*EXERCISE DETAILS*
Take the line containing "Emit a Python", the line containing "cyan_vals = [0.3] * 10 + [0.5] * 41", and all lines between them, and transcribe them exactly. Leave out pictures.

*EXERCISE INPUT*
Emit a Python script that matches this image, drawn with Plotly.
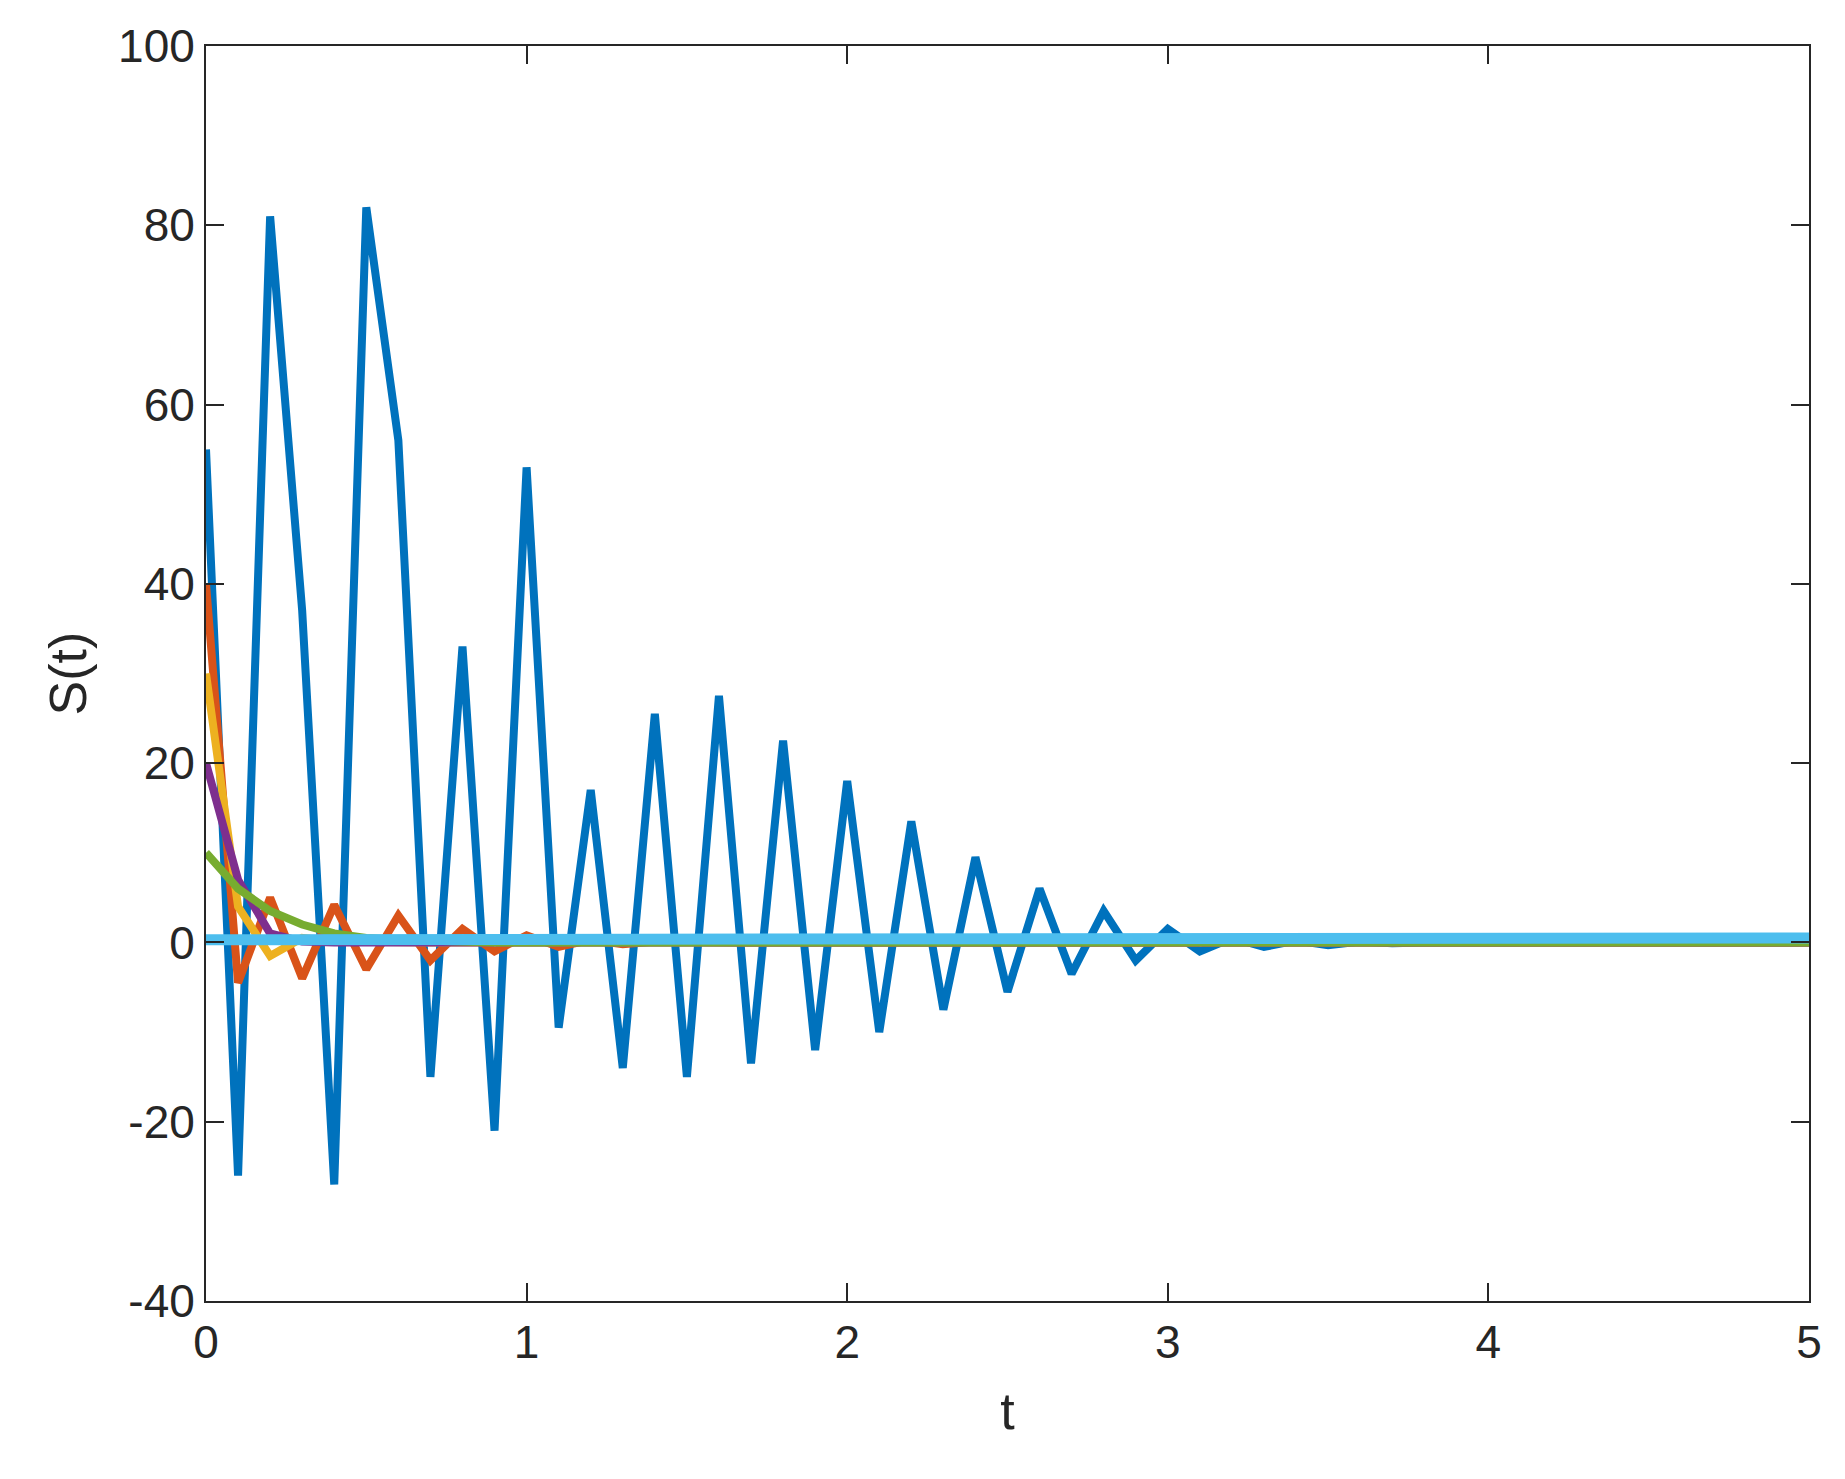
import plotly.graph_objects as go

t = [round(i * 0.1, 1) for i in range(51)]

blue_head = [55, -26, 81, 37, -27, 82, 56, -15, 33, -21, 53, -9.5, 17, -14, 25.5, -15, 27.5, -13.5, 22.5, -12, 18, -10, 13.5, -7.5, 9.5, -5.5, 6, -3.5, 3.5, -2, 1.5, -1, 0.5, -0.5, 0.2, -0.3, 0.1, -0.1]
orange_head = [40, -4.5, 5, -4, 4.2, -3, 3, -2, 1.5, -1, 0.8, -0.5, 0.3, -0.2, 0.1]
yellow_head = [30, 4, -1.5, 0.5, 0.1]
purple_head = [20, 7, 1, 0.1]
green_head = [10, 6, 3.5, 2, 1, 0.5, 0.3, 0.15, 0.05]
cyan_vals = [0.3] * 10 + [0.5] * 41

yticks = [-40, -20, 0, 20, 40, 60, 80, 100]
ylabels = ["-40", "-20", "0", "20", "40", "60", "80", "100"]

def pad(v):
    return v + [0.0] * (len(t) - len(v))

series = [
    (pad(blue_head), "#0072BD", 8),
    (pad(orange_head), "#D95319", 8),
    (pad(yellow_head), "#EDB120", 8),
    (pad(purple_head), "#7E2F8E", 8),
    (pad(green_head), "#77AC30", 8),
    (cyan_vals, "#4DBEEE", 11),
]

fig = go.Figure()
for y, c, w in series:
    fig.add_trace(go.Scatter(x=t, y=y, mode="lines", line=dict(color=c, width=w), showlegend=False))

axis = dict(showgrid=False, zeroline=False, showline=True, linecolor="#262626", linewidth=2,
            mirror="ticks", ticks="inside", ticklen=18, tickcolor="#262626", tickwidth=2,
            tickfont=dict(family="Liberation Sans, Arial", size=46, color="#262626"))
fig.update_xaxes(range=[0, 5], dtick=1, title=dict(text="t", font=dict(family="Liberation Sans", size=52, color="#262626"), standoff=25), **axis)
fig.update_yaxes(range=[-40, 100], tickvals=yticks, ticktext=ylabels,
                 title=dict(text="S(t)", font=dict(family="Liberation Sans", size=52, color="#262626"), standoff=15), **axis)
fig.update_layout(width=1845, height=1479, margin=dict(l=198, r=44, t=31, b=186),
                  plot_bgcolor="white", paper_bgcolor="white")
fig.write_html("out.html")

--

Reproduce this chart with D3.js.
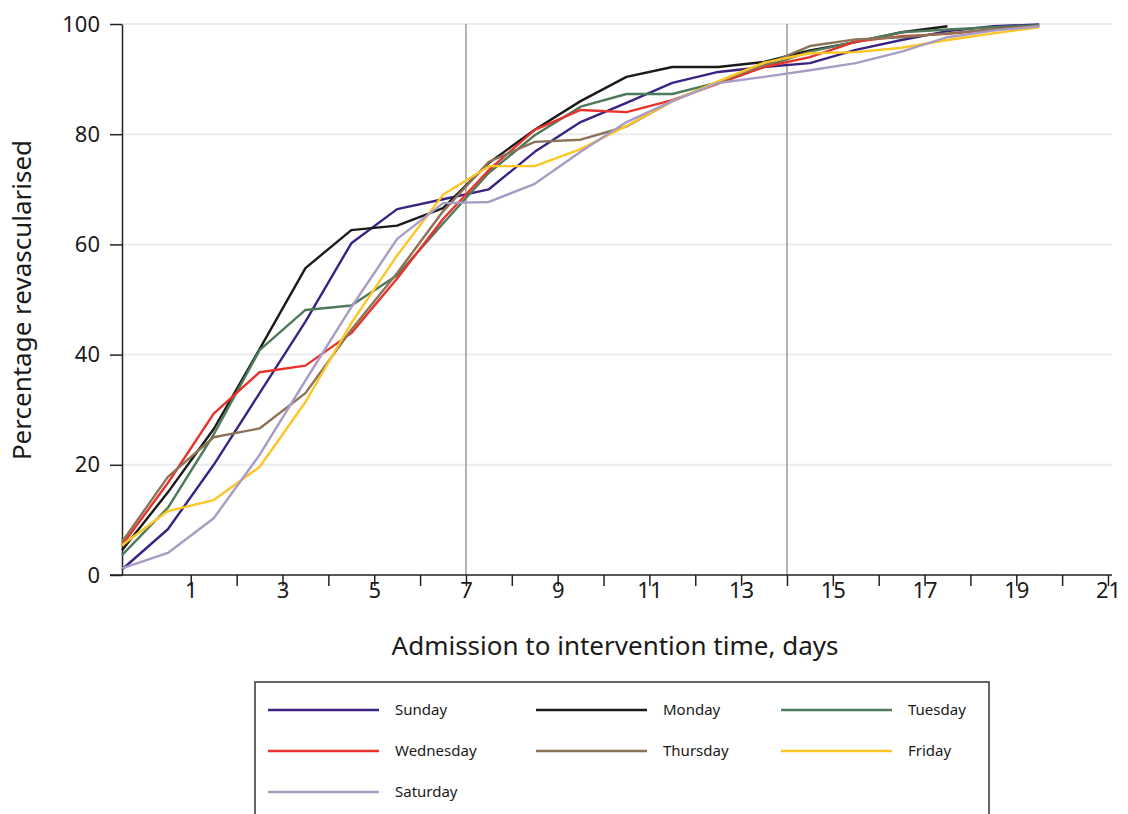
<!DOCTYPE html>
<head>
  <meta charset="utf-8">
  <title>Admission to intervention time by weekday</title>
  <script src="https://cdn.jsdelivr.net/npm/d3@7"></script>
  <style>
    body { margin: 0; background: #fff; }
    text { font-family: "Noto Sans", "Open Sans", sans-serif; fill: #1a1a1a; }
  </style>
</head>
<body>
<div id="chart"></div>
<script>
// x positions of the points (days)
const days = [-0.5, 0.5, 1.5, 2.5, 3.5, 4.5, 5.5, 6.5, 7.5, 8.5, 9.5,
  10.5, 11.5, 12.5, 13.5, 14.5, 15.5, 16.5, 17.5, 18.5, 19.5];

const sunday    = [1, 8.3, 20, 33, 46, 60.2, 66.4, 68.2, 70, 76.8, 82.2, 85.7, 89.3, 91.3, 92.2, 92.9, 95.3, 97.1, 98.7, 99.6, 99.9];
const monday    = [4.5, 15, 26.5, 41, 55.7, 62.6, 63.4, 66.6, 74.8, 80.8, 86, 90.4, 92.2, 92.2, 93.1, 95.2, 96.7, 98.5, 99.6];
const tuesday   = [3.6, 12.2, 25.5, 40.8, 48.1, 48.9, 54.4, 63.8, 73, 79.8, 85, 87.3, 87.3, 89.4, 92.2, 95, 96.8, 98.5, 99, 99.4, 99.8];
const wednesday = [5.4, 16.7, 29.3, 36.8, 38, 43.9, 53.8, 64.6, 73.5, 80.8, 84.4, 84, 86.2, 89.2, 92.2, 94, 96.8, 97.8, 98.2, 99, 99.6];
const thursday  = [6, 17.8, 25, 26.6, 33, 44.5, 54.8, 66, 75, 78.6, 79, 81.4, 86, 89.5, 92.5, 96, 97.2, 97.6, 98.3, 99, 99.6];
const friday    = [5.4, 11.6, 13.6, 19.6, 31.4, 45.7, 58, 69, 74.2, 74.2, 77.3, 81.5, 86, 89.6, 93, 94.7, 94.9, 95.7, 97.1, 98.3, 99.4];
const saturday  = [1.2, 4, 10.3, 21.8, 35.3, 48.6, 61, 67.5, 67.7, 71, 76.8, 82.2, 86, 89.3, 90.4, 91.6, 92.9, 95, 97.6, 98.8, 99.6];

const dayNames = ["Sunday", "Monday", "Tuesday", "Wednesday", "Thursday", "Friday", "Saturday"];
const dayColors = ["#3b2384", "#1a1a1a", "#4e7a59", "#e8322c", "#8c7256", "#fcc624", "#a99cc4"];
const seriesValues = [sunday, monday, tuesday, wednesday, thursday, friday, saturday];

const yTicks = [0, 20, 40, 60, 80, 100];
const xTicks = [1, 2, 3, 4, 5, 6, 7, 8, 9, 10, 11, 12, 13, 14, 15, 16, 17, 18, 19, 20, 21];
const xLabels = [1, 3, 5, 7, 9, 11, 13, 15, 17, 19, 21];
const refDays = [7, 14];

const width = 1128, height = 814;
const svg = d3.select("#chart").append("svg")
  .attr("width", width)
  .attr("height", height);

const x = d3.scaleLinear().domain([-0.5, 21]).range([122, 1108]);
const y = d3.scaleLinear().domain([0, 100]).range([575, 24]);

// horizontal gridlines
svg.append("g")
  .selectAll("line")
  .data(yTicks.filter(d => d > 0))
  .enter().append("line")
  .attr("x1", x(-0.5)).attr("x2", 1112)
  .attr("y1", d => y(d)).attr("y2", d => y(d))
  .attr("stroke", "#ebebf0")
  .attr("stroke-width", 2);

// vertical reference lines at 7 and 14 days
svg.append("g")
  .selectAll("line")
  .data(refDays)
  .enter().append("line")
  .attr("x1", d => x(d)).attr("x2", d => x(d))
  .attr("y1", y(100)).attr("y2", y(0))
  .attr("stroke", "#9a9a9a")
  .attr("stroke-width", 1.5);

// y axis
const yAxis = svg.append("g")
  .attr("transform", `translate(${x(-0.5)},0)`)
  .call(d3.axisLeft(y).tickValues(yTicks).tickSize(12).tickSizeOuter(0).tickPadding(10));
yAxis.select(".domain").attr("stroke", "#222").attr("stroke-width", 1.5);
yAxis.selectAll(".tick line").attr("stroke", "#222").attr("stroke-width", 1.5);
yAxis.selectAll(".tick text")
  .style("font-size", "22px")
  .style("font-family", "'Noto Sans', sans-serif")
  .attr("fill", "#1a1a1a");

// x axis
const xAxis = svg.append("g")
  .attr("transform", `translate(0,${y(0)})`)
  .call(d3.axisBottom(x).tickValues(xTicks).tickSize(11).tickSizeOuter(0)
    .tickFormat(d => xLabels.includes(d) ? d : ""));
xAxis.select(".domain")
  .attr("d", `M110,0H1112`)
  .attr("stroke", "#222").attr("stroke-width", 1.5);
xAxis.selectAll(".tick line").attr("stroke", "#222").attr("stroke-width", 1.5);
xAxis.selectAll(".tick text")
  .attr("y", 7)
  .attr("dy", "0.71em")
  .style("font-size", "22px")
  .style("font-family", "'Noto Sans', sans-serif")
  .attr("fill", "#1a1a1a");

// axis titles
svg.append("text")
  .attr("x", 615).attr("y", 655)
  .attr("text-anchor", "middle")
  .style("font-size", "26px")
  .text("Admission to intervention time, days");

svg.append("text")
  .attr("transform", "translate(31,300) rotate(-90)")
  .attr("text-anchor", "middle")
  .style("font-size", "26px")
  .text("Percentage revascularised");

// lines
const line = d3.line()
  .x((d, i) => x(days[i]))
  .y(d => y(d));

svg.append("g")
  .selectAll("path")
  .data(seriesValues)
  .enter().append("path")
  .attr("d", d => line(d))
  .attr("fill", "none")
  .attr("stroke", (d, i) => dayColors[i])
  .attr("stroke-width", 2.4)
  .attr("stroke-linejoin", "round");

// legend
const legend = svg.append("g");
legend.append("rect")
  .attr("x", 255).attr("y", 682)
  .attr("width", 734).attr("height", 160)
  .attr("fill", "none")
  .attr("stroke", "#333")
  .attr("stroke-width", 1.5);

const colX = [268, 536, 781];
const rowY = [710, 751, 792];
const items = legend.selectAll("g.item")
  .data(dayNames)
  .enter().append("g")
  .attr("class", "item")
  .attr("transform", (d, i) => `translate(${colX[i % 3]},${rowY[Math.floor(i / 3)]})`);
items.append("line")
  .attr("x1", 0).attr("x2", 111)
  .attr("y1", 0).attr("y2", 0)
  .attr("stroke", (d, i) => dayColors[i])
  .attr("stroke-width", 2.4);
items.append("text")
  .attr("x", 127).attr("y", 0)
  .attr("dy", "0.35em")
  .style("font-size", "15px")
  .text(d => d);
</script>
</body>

*EXERCISE RESULT*
Emit a Python script that matches this image, drawn with Plotly.
import plotly.graph_objects as go

t = [round(i * 0.1, 1) for i in range(51)]

blue_head = [55, -26, 81, 37, -27, 82, 56, -15, 33, -21, 53, -9.5, 17, -14, 25.5, -15, 27.5, -13.5, 22.5, -12, 18, -10, 13.5, -7.5, 9.5, -5.5, 6, -3.5, 3.5, -2, 1.5, -1, 0.5, -0.5, 0.2, -0.3, 0.1, -0.1]
orange_head = [40, -4.5, 5, -4, 4.2, -3, 3, -2, 1.5, -1, 0.8, -0.5, 0.3, -0.2, 0.1]
yellow_head = [30, 4, -1.5, 0.5, 0.1]
purple_head = [20, 7, 1, 0.1]
green_head = [10, 6, 3.5, 2, 1, 0.5, 0.3, 0.15, 0.05]
cyan_vals = [0.3] * 10 + [0.5] * 41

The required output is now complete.